To gain a comprehensive overview of inter and intra-caste relations of this region, we compared the maternal and paternal heritage of various caste and tribal populations. Previous genetic studies on different caste populations have failed to make a consensus on their origins and affinities.19, 52, 53, 54 It was also suggested that the restricted marriage practice was the major contributing factor for a fine tapestry of the social system.43, 54 However, contradictory conclusion were drawn for the roles of males and females in shaping the caste stratification.19, 43, 54, 55 When comparing with the previous analyses,43, 52 our data showed significant (unpaired t-test P<0.0001) higher proportion of West Eurasian-specific lineages among traditionally higher caste (Brahmin and Kshatriya) populations for maternal lineages, although it was non-significant for the paternal ancestry (unpaired t-test P=0.5468).

While comparing the genetic distances, we found that the Brahmins and Kshatriya consistently remained as outliers. Therefore, to evaluate the roles of males and females in the social stratification of this region, we calculated the distances of studied populations, with respect to the Brahmins, who were the extreme outlier in the tree (Figure 3). For this, we have grouped populations according to their classical social status—Brahmins, Kshatriya, Vaishya (Goswami and Shah) and Shudra (Arya and Tamta). Interestingly, the maternal structure of this region was in congruent with the classical social system, where distance from Brahmins to other groups was following a social ladder type structure (Figure 3a). However, the male line of descent did not reveal any kind of such local structure (Figure 3b). Notably, the distance from Brahmins to Vaishya was significantly higher than Brahmins to Shudra (t-test P<0.001). Moreover, Arya (Shudra) was closest to Brahmins and Kshatriya than to any other non-Brahmin and Kshatriya populations. The affinity of Arya towards Brahmins and Kshatriya is due to the analogous high frequency of haplogroups R1a1a-M17 and R2a-M124 (Supplementary Figure 4 and Supplementary Table 3). A similar observation was reported elsewhere,19 however, the most parsimonious reason given for such discrepancy is highly unlikely in our case giving out the closer paternal ancestry of Shudra (Arya) with the Brahmin and Kshatriya (Supplementary Figure 4).

Figure 3
figure 3

The genetic distance of each population and population groups based on mtDNA (a) and Y chromosome (b) data. As Brahmins were attaining outlier position, all the distances were shown with respect to the Brahmins.

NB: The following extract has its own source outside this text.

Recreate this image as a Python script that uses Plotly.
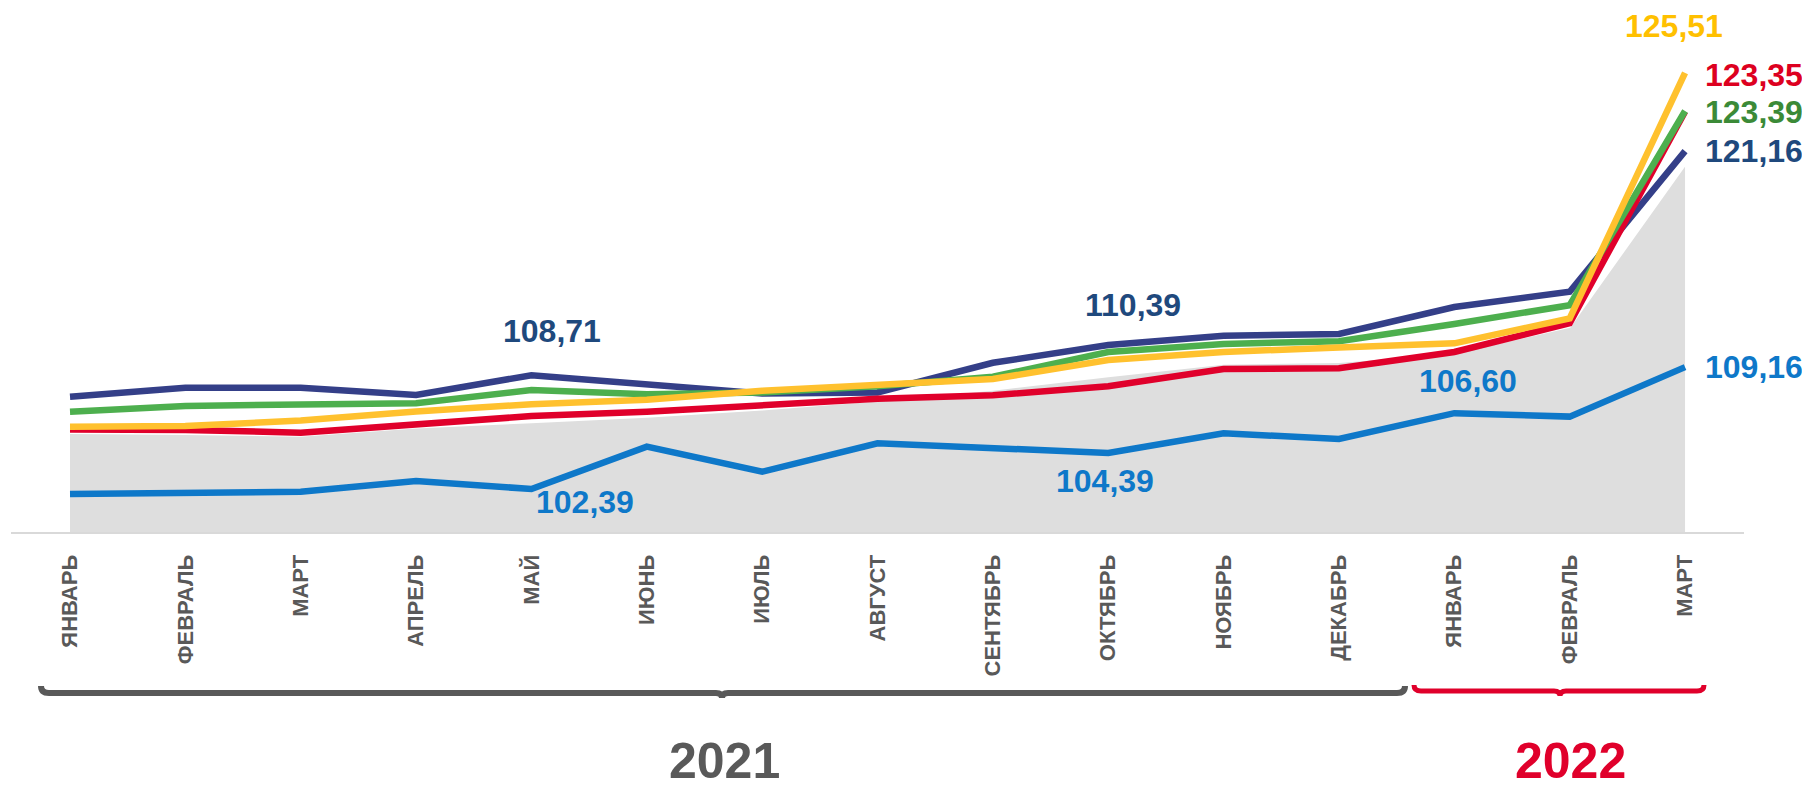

In conclusions, our extensive analysis on uniparentally inherited markers led to the most precise identification of East/Southeast Asian, South Asian and West Eurasian haplogroups among Uttarakhand populations and a better understanding of the extent of admixture from East and West. We have observed that the admixture of East Eurasian lineages to Uttarakhand population was inclined towards higher female geneflow. The unexpected link of Shudra (Arya) with the higher traditional caste (Brahmin and Kshatriya) was major factor likely to be responsible for disordering the traditional caste barrier in the Uttarakhand state. In addition, generating well resolved mtDNA and Y chromosomal lineages allowed us to detect the directional geneflow and their accretion from other side of the Himalayas.